For those 0 of you interested in the particulars of my formula and rankings, a Google docs version of my spreadsheet, can be found here. There are two tabs at the bottom of the sheet which house the April 2011 and April 2012 versions.

Go ahead and set your Indy 500 nerdery alarm to ring in 365 days as I plan to be right back here (Mayan calendar be damned) updating prior to the 2013 Indianapolis 500 Mile Race. I'd be interested in your thoughts on your own Greatest 33 and if you've thought about changing it as well...

Tuesday, April 3, 2012

J.K. Rowling, Contrition, and Wagers

"Bizarre title, that" I can hear you say... bear with me. Yesterday I ran across this quote attributed to writer J.K. Rowling:

"I always surprise myself on my ability to turn a phrase. 
Words are, in my not so humble opinion, a most inexhaustible source of magic; 
capable of both inflicting injury and remedying it.” 

I immediately brought this into my realm and how this quote applies to my Indycar-related word-butchering blogging. Broken-down, here is how I applied it:

I read: "I always surprise myself on my ability to turn a phrase."
I heard: I have a high regard for my writing. 

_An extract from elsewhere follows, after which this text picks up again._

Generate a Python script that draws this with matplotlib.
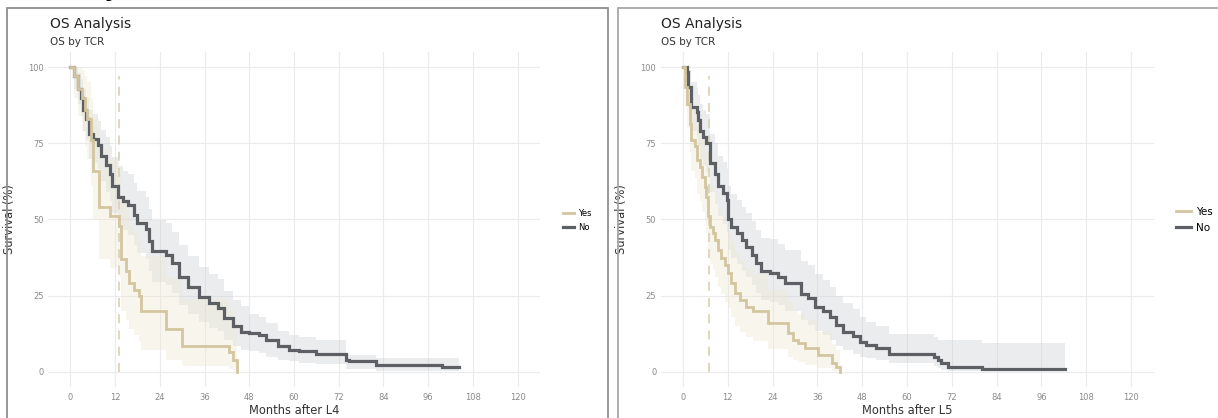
import matplotlib.pyplot as plt
from matplotlib.lines import Line2D
from matplotlib.patches import Rectangle

# ---- data (months, survival %) ----
# left panel: L4
l4_yes_t = [0, 1, 2, 3, 4, 4.5, 5.5, 6.2, 7.8, 10.5, 13, 13.6, 15, 15.8, 17, 18.5, 19, 25.6, 30, 42.6, 43.5, 44.8]
l4_yes_s = [100, 97, 93, 90, 86, 83, 76, 66, 54, 51, 48, 37, 33, 29, 27, 25, 20, 14, 8.5, 6.5, 4, 0]
l4_yes_hi = [100, 100, 100, 99, 97, 95, 90, 83, 73, 70, 67, 57, 53, 48, 46, 43, 38, 31, 24, 20, 16, 0]
l4_yes_lo = [100, 90, 84, 79, 74, 70, 61, 50, 37, 34, 31, 20, 17, 14, 12, 10, 7, 4, 2, 1, 0.5, 0]

l4_no_t = [0, 1.1, 2, 2.9, 3.3, 4.2, 5.1, 6, 7.3, 8.2, 9.6, 10.5, 11.3, 12.7, 14, 15.4, 17.2, 18, 20.3,
           21.2, 22, 25.6, 27.4, 29.2, 31.5, 34.6, 37.3, 39.5, 41.3, 43.5, 45.8, 48, 50.7, 52.5, 55.6,
           58.7, 61.4, 65.9, 73.9, 74.8, 82, 99.8, 104.3]
l4_no_s = [100, 97, 93, 90, 86, 83, 78, 76.5, 74.5, 71, 68, 65, 61, 57.5, 56, 54.8, 51.5, 49, 47,
           43, 39.5, 38.4, 35.6, 31.2, 28, 24.7, 22.5, 21, 17.6, 15, 13.2, 12.7, 12, 10.5, 8.3,
           7.2, 6.7, 5.9, 3.9, 3.4, 2.3, 1.5, 1.5]
l4_no_hi = [100, 100, 98, 96, 93, 90, 86, 84.5, 82.5, 79.5, 77, 74, 70.5, 67.5, 66, 65, 62, 59.5, 57.5,
            53.5, 50, 49, 46, 41.5, 38, 34.5, 32, 30.5, 26.5, 23.5, 21.5, 19, 18, 16, 13.5,
            12, 11.5, 10.5, 6, 5.5, 4.6, 4.5, 4.5]
l4_no_lo = [100, 93, 88, 84, 79, 76, 70, 68.5, 66.5, 62.5, 59, 56, 52, 48, 46.5, 45, 41.5, 39, 37,
            33, 29.5, 28.5, 26, 22, 19, 16.5, 14.5, 13.5, 10.5, 8.5, 7, 6.8, 6.2, 5, 3.8,
            3.5, 3, 2.5, 1, 0.8, 0.4, 0.2, 0.2]

# right panel: L5
l5_yes_t = [0, 0.5, 1.2, 1.9, 2.3, 3.2, 3.7, 4.5, 5, 5.9, 6.3, 6.8, 7.2, 8.1, 8.6, 9.4, 10.3, 11.2, 12.1,
            13, 13.9, 15.2, 17, 18.8, 22.8, 28.1, 29.5, 30.8, 32.6, 36.2, 39.8, 41.1, 42]
l5_yes_s = [100, 93.5, 88, 81.5, 76, 74, 69.5, 67.3, 64, 60.8, 57.5, 51, 47.6, 45.5, 43.3, 40, 37.3, 35, 32.4,
            29, 25.8, 23.6, 21.4, 19.8, 16, 12.7, 10.5, 9.4, 7.8, 5.6, 2.8, 1.7, 0]
l5_yes_hi = [100, 100, 96, 91, 87, 85, 81, 79, 76, 73, 70, 64, 61, 59, 57, 53.5, 51, 48.5, 46,
             42.5, 39, 36.5, 34, 32, 27, 23, 20, 19, 17, 13, 9, 7, 0]
l5_yes_lo = [100, 87, 80, 72, 66, 63.5, 58.5, 56, 52.5, 49, 45.5, 39, 35.5, 33.5, 31, 28, 25.5, 23, 21,
             18, 15, 13, 11.5, 10, 7.5, 5, 3.8, 3.2, 2.3, 1.3, 0.3, 0.1, 0]

l5_no_t = [0, 1, 1.4, 2.3, 3.7, 4.1, 4.5, 5.4, 6.3, 7.2, 8.6, 9.4, 10.8, 11.7, 12.1, 13, 14.4, 15.7, 17,
           18.4, 19.7, 21, 23.3, 25.5, 27.3, 31.7, 33.5, 35.3, 37.5, 39.3, 41.1, 42.9, 45.5, 47.3, 49.1,
           51.8, 55.3, 67.2, 68.3, 69.2, 71, 80, 102.3]
l5_no_s = [100, 98.5, 93.5, 87, 85.3, 82.6, 79, 77, 75, 68.5, 65, 61, 58.6, 56.4, 50, 47.6, 45.5, 43.3, 41,
           38.4, 35.6, 33, 32.4, 31.2, 29, 25.7, 24.2, 21.4, 19.8, 18.1, 15.4, 13.2, 11.6, 9.9, 8.9,
           7.8, 6, 5, 3.9, 2.8, 1.7, 1, 1]
l5_no_hi = [100, 100, 99, 95, 93.5, 91, 88, 86, 84.5, 78, 75, 71, 69, 67, 61, 58.5, 56.5, 54, 52,
            49.5, 46.5, 44, 43.5, 42, 40, 36.5, 35, 32, 30, 28, 25, 22.5, 20.5, 18, 16.5,
            15, 12.5, 11.5, 10.5, 10.5, 10.5, 9.6, 9.6]
l5_no_lo = [100, 95, 87, 79, 77, 74, 70, 68, 65.5, 59, 55, 51, 48.5, 46, 40, 37.5, 35.5, 33, 31,
            28.5, 26, 23.5, 23, 22, 20, 17, 15.5, 13.5, 12, 10.5, 8.5, 7, 6, 5, 4.5,
            4, 3, 2, 1.2, 0.7, 0.3, 0.1, 0.1]

median_l4 = 13
median_l5 = 7
x_ticks = [0, 12, 24, 36, 48, 60, 72, 84, 96, 108, 120]
y_ticks = [0, 25, 50, 75, 100]

YES_COL = '#d3c59f'
NO_COL = '#5c6064'


def km(ax, t, s, lo, hi, color, band, band_alpha, lw):
    ax.fill_between(t, lo, hi, step='post', color=band, alpha=band_alpha, lw=0, zorder=1)
    ax.step(t, s, where='post', color=color, lw=lw, zorder=3, solid_joinstyle='miter')


def panel(ax, yes, no, median, xlabel):
    km(ax, *no, NO_COL, '#c9ced3', 0.38, 2.3)
    km(ax, *yes, YES_COL, '#efe8d3', 0.4, 2.0)
    ax.plot([median, median], [0, 97], color='#ddd3b8', lw=1.3, ls=(0, (5, 4)), zorder=2)
    ax.set_xlim(-6, 126)
    ax.set_ylim(-5, 105)
    ax.set_xticks(x_ticks)
    ax.set_yticks(y_ticks)
    ax.grid(True, color='#ebebeb', lw=0.8)
    ax.set_axisbelow(True)
    for sp in ax.spines.values():
        sp.set_visible(False)
    ax.tick_params(axis='x', length=0, labelsize=6, labelcolor='#8a8a8a', pad=4)
    ax.tick_params(axis='y', length=0, labelsize=6, labelcolor='#8a8a8a', pad=3)
    ax.set_xlabel(xlabel, fontsize=8.3, color='#333333')
    ax.set_ylabel('Survival (%)', fontsize=8.3, color='#333333')
    ax.xaxis.set_label_coords(0.5, -0.05)
    ax.yaxis.set_label_coords(-0.065, 0.5)


fig = plt.figure(figsize=(12.18, 4.18), dpi=100)
W, H = 1218, 418

ax1 = fig.add_axes([48 / W, 1 - 387 / H, 492 / W, 335 / H])
ax2 = fig.add_axes([660.5 / W, 1 - 387 / H, 493 / W, 335 / H])

panel(ax1, (l4_yes_t, l4_yes_s, l4_yes_lo, l4_yes_hi), (l4_no_t, l4_no_s, l4_no_lo, l4_no_hi),
      median_l4, 'Months after L4')
panel(ax2, (l5_yes_t, l5_yes_s, l5_yes_lo, l5_yes_hi), (l5_no_t, l5_no_s, l5_no_lo, l5_no_hi),
      median_l5, 'Months after L5')

# panel frames
fig.add_artist(Rectangle((7 / W, -0.05), 601 / W, 1.05 - 8 / H, transform=fig.transFigure,
                         fill=False, ec='#8f8f8f', lw=1.3))
fig.add_artist(Rectangle((618 / W, -0.05), 620 / W, 1.05 - 8 / H, transform=fig.transFigure,
                         fill=False, ec='#a8a8a8', lw=1.3))

# heading cut off by the top edge, as in the screenshot
fig.text(0 / W, 1 + 3 / H, 'Summary', fontsize=16, fontweight='bold', color='black', va='baseline')

for x0 in (50, 661):
    fig.text(x0 / W, 1 - 24 / H, 'OS Analysis', fontsize=10, color='#222222', va='center')
    fig.text(x0 / W, 1 - 42 / H, 'OS by TCR', fontsize=7.5, color='#333333', va='center')

handles = [Line2D([], [], color=YES_COL, lw=2), Line2D([], [], color=NO_COL, lw=2.3)]
for x0, fs in ((555, 6), (1167, 7.5)):
    fig.legend(handles, ['Yes', 'No'], loc='center left', bbox_to_anchor=(x0 / W, 1 - 220 / H),
               frameon=False, fontsize=fs, handlelength=1.4, handletextpad=0.5, labelspacing=0.6)

fig.savefig('out.png', dpi=100)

When I sit down to write, in essence, I do little more than jot a stream of consciousness. I simply don't have time or the financial compunction to belabor my direction, theme, and modus operandi which can lead to wild inconsistency from one post to the next. Maybe that is a feature which can be appreciated to a degree since it is meant to be fodder for entertainment, and not an examination of critical sociological matters. 

However, I do see that as a convenient circumstance which can preclude me from such professional behaviors as outlining a point, proper grammar, proper spelling, etc. A writer, in the professional sense, I am not. I am an opinionated, digital graffiti artist with a college-level vocabulary and a means to extend that to this world via the internet, which brings me to the next portion of the quote:

I read: "Words are, in my not so humble opinion, the most inexhaustible source of magic; capable of both inflicting injury and remedying it."
I heard: There are many directions that words can take. It's how you choose to go about using them that makes all the difference.

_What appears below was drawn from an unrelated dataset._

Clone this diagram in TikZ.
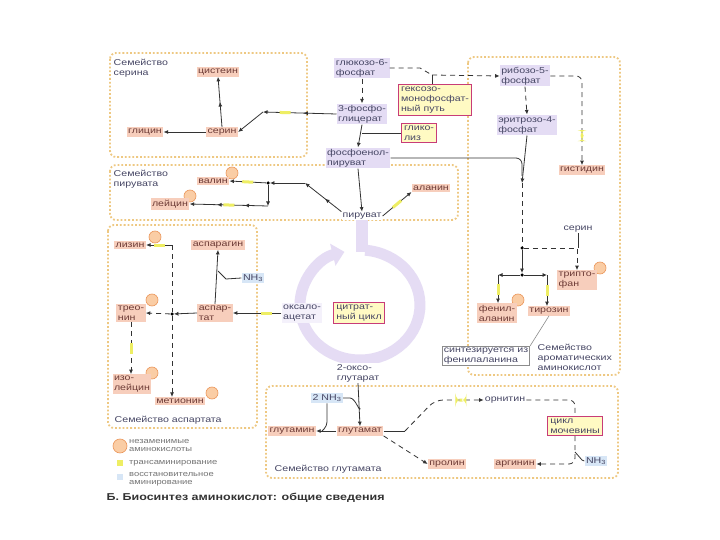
\documentclass[tikz,border=0pt]{standalone}
\usepackage{fontspec}
\setmainfont{Liberation Sans}[FakeStretch=1.25]
\usetikzlibrary{arrows.meta, decorations.markings}

\definecolor{aafill}{RGB}{247,206,188}
\definecolor{aatext}{RGB}{110,60,55}
\definecolor{metfill}{RGB}{228,220,244}
\definecolor{mettext}{RGB}{70,70,100}
\definecolor{pathfill}{RGB}{255,250,195}
\definecolor{pathline}{RGB}{200,60,120}
\definecolor{famline}{RGB}{238,200,130}
\definecolor{transcol}{RGB}{238,238,100}
\definecolor{nhfill}{RGB}{215,230,246}
\definecolor{ringcol}{RGB}{229,220,244}
\definecolor{essfill}{RGB}{250,205,165}
\definecolor{essline}{RGB}{235,150,90}

\begin{document}
\begin{tikzpicture}[x=1pt, y=-1pt,
  font=\fontsize{8.5}{10}\selectfont,
  every node/.style={inner sep=1.5pt, align=left, text=mettext},
  amino/.style={fill=aafill, text=aatext},
  metab/.style={fill=metfill},
  route/.style={fill=pathfill, draw=pathline, line width=0.8pt, inner sep=2.5pt},
  family/.style={draw=famline, dotted, line width=1.8pt, rounded corners=6pt},
  famlabel/.style={anchor=north west, text=mettext},
  ess/.style={circle, fill=essfill, draw=essline, line width=0.6pt, minimum size=12pt, inner sep=0pt},
  nh/.style={fill=nhfill},
  dotnode/.style={circle, fill=black, inner sep=0pt, minimum size=3.5pt},
  arr/.style={-{Latex[length=4.5pt,width=4pt]}, line width=0.8pt, black!80},
  darr/.style={arr, dash pattern=on 5pt off 4pt},
  dline/.style={line width=0.8pt, black!80, dash pattern=on 5pt off 4pt},
  sline/.style={line width=0.8pt, black!80},
  midarr/.style={postaction={decorate, decoration={markings,
    mark=at position #1 with {\arrow{Latex[length=4.5pt,width=4pt]}}}}},
  midarr/.default=0.5,
  tr/.style={postaction={decorate, decoration={markings,
    mark=at position #1 with {\fill[transcol] (-5.5pt,-1.5pt) rectangle (5.5pt,1.5pt);}}}},
  tr/.default=0.5,
]
\useasboundingbox (0,0) rectangle (720,540);
\fill[white] (0,0) rectangle (720,540);

% Family frames
\draw[family] (110,53) rectangle (307,157);
\draw[family] (110,165) rectangle (458,220);
\draw[family] (108,225) rectangle (257,428);
\draw[family] (468,57) rectangle (620,375);
\draw[family] (266,386) rectangle (618,478);

% Citrate cycle ring
\draw[ringcol, line width=11pt, -{Triangle[length=12pt,width=22pt]}]
  (365.2,250.2) arc[start angle=275, end angle=615, x radius=60, y radius=55];

% Essential amino acid marks (behind the boxes)
\node[ess] (valE) at (232,173) {};
\node[ess] (leuE) at (190,196) {};
\node[ess] (lysE) at (155,237) {};
\node[ess] (thrE) at (152,300) {};
\node[ess] (ileE) at (152,373) {};
\node[ess] (metE) at (212,393) {};
\node[ess] (trpE) at (600,268) {};
\node[ess] (pheE) at (518,300) {};

% Central metabolites
\node[metab] (g6p) at (362,68) {глюкозо-6-\\фосфат};
\node[metab] (pga) at (362,114) {3-фосфо-\\глицерат};
\node[metab] (pep) at (358,158) {фосфоенол-\\пируват};
\node[fill=white, inner sep=1pt] (pyr) at (362,216) {пируват};
\node[fill=metfill!40] (oaa) at (302,313) {оксало-\\ацетат};
\node[fill=white, inner sep=1pt] (oxg) at (358,373) {2-оксо-\\глутарат};
\node[metab] (r5p) at (525,76) {рибозо-5-\\фосфат};
\node[metab] (e4p) at (527,125) {эритрозо-4-\\фосфат};

% Pathway boxes
\node[route] (hmp) at (435,100) {гексозо-\\монофосфат-\\ный путь};
\node[route] (glyc) at (419,133) {глико-\\лиз};
\node[route] (tca) at (359,313) {цитрат-\\ный цикл};
\node[route] (urea) at (575,426) {цикл\\мочевины};

% Serine family
\node[famlabel] (serF) at (112,57) {Семейство\\серина};
\node[amino] (cys) at (218,72) {цистеин};
\node[amino] (ser) at (222,132) {серин};
\node[amino] (gly) at (145,132) {глицин};
\coordinate (serJ) at (263,112);

% Pyruvate family
\node[famlabel] (pyrF) at (112,168) {Семейство\\пирувата};
\node[amino] (val) at (213,181) {валин};
\node[amino] (leu) at (170,204) {лейцин};
\node[amino] (ala) at (431,188) {аланин};
\node[dotnode] (valJ) at (268,183) {};
\coordinate (pyrJ) at (305,183);
\coordinate (leuJ) at (268,206);

% Aspartate family
\node[amino] (lys) at (130,245) {лизин};
\node[amino] (asn) at (218,245) {аспарагин};
\node[nh] (nhA) at (253,278) {NH\textsubscript{3}};
\node[amino] (thr) at (131,313) {трео-\\нин};
\node[amino] (asp) at (215,313) {аспар-\\тат};
\node[amino] (ile) at (132,384) {изо-\\лейцин};
\node[amino] (met) at (180,401) {метионин};
\node[dotnode] (aspJ) at (172,314) {};
\coordinate (lysJ) at (172,245);
\node[anchor=west] (aspF) at (113,420) {Семейство аспартата};

% Aromatic family
\node[amino] (his) at (582,170) {гистидин};
\node[inner sep=1pt] (serA) at (578,229) {серин};
\node[amino] (trp) at (577,280) {трипто-\\фан};
\node[amino] (phe) at (497,313) {фенил-\\аланин};
\node[amino] (tyr) at (549,311) {тирозин};
\node[draw=black!45, fill=white, line width=0.6pt] (note) at (486,356) {синтезируется из\\фенилаланина};
\node[famlabel] (aroF) at (536,342) {Семейство\\ароматических\\аминокислот};
\coordinate (aroT) at (522,183);
\node[dotnode] (aroA) at (522,248) {};
\node[dotnode] (aroB) at (522,275) {};
\coordinate (aroL) at (498,275);
\coordinate (aroR) at (547,275);

% Glutamate family
\node[nh] (nhB) at (327,398) {2 NH\textsubscript{3}};
\node[amino] (gln) at (292,431) {глутамин};
\node[amino] (glu) at (360,431) {глутамат};
\node[inner sep=1pt] (orn) at (505,400) {орнитин};
\node[nh] (nhC) at (596,461) {NH\textsubscript{3}};
\node[amino] (pro) at (447,464) {пролин};
\node[amino] (arg) at (515,464) {аргинин};
\node[anchor=west] (gluF) at (273,469) {Семейство глутамата};
\coordinate (gluJ) at (405,431);

% Upper pathways
\coordinate (hmpJ) at (432,75);
\draw[dline] (g6p.east) -- (420,68) -- (hmpJ);
\draw[darr] (hmpJ) -- (r5p.west);
\draw[sline] (hmpJ) -- (hmpJ |- hmp.north);
\draw[darr] (g6p.south) -- (pga.north);
\draw[arr] (pga.south) -- (pep.north);
\draw[sline] (glyc.west) -- (pga.south |- glyc.west);
\draw[darr] (r5p.south) -- (e4p.north);
\draw[darr, tr=0.75, rounded corners=6pt] (r5p.east) -| (his.north);

% Serine connectors
\draw[arr, midarr=0.45, tr=0.7] (pga.west) -- (serJ);
\draw[arr] (serJ) -- (ser.east);
\draw[arr, midarr=0.5] (ser.north) -- (cys.south);
\draw[arr] (ser.west) -- (gly.east);

% Pyruvate connectors
\draw[arr] (pep.south) -- (pyr.north);
\draw[ringcol, line width=12pt] (pyr.south) -- (362,252);
\draw[arr, midarr=0.45] (pyr.north west) -- (pyrJ);
\draw[arr] (pyrJ) -- (valJ);
\draw[arr, tr] (valJ) -- (val.east);
\draw[arr] (valJ) -- (leuJ);
\draw[arr, midarr=0.3, midarr=0.65, tr=0.5] (leuJ) -- (leu.east);
\draw[arr, tr] (pyr.east) -- (ala.south west);

% Aspartate connectors
\draw[arr, tr=0.3] (oaa.west) -- (asp.east);
\draw[arr] (asp.north) -- (asn.south);
\draw[sline] (nhA.west) -- (226,279) -- (218,271);
\draw[arr] (asp.west) -- (aspJ);
\draw[darr] (aspJ) -- (thr.east);
\draw[dline] (lysJ) -- (aspJ);
\draw[darr] (aspJ) -- (aspJ |- met.north);
\draw[arr, tr] (lysJ) -- (lys.east);
\draw[darr, tr] (thr.south) -- (thr.south |- ile.north);

% Aromatic connectors
\draw[arr] (e4p.south) -- (aroT);
\draw[sline, rounded corners=6pt] (pep.east) -- (522,158) -- (522,176);
\draw[dline] (aroT) -- (aroA);
\draw[arr] (aroA) -- (aroB);
\draw[arr] (aroB) -- (aroL);
\draw[arr] (aroB) -- (aroR);
\draw[arr, tr] (aroL) -- (aroL |- phe.north);
\draw[arr, tr] (aroR) -- (aroR |- tyr.north);
\draw[darr] (aroA) -| (trp.north);
\draw[sline] (serA.south) -- (serA.south |- aroA);
\draw[black!45, line width=0.6pt] (note.north east) -- (tyr.south);

% Glutamate connectors
\draw[arr] (oxg.south) -- (glu.north);
\draw[sline] (nhB.east) -- (350,398) to[out=0, in=-90] (360,408);
\draw[arr] (glu.west) -- (gln.east);
\draw[sline, rounded corners=4pt] (nhB.south) -- (327,426) -- (322,431);
\draw[sline] (glu.east) -- (gluJ);
\draw[darr, tr=0.75, rounded corners=8pt] (gluJ) -- (435,400) -- (orn.west);
\draw[darr] (glu.south east) -- (pro.west);
\draw[dline, rounded corners=6pt] (orn.east) -| (urea.north);
\draw[darr, rounded corners=6pt] (urea.south) |- (arg.east);
\draw[sline] (nhC.west) -- (582,460) -- (575,452);

% Legend
\begin{scope}[every node/.style={anchor=west, text=black!55, font=\fontsize{7.5}{8}\selectfont, align=left, inner sep=1pt}]
\node[ess, anchor=center, minimum size=14pt] (lgEss) at (120,446) {};
\node (lgEssT) at (128,446) {незаменимые\\аминокислоты};
\node[fill=transcol, minimum size=6pt, inner sep=0pt, anchor=center] (lgTr) at (120,463) {};
\node (lgTrT) at (128,463) {трансаминирование};
\node[fill=nhfill, minimum size=6pt, inner sep=0pt, anchor=center] (lgNh) at (120,477) {};
\node (lgNhT) at (128,479) {восстановительное\\аминирование};
\end{scope}

% Title
\node[anchor=west, text=black!80, font=\bfseries\fontsize{10}{12}\selectfont] (title) at (105,498)
  {Б. Биосинтез аминокислот: общие сведения};
\end{tikzpicture}
\end{document}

Those words caused me to think about some of my previous writings and I recall one which has bothered me for some time, especially with the myopia of hindsight. It is a post from mid-2011 which has a prediction-based pro and con of the sport from 2012 through 2013.

It is with sincere regret that I look back at the negative tone of that post and how it ultimately was released. It was consistent with my stream of consciousness style of writing and, with the end tone hanging in the balance as I wrote, it skewed into a backhanded and ham-fisted negative critique. I wrote out of discomfort with many (then) current unknowns and a genuine fear for the decline of a beloved sport which I truly only wish for better days ahead.

Many people much smarter than me have worked very hard to right the ship of Indycar.  For my over-reaction and straying from the 'grounded' viewpoint that my blog is supposed to have, I am quite sorry. I do aim to be fair and well-thought with my views, however, I sometimes succumb to my own emotional leanings. An emotional diatribe is not what I intended this blog to be.  

Having said that, and in light of the fact that with all the effectiveness of the new car,  manufacturers, teams, and NBCSN's great TV coverage, Indycar has just put on a great show at Barber Motorsports Park, (which may very well be the best Indycar twisty racing in the last 6 years or more) and virtually nobody outside of our little Indycar cloister saw it. This bothers me to no end.

Ultimately, what I firmly believe is this - Indycar CAN regain an audience comparable to its previous glory, but that will only comes with risk. Risk is relevant to the amount wagered versus the amount of potential gain. There are more changes necessary for Indycar if its goal is to return near its previous peaks. 

Which ever direction Indycar goes, I wish it nothing but the best and will continue to support it because I like it and have followed it for over 30 years. I also would love for it to be here 30 years from now.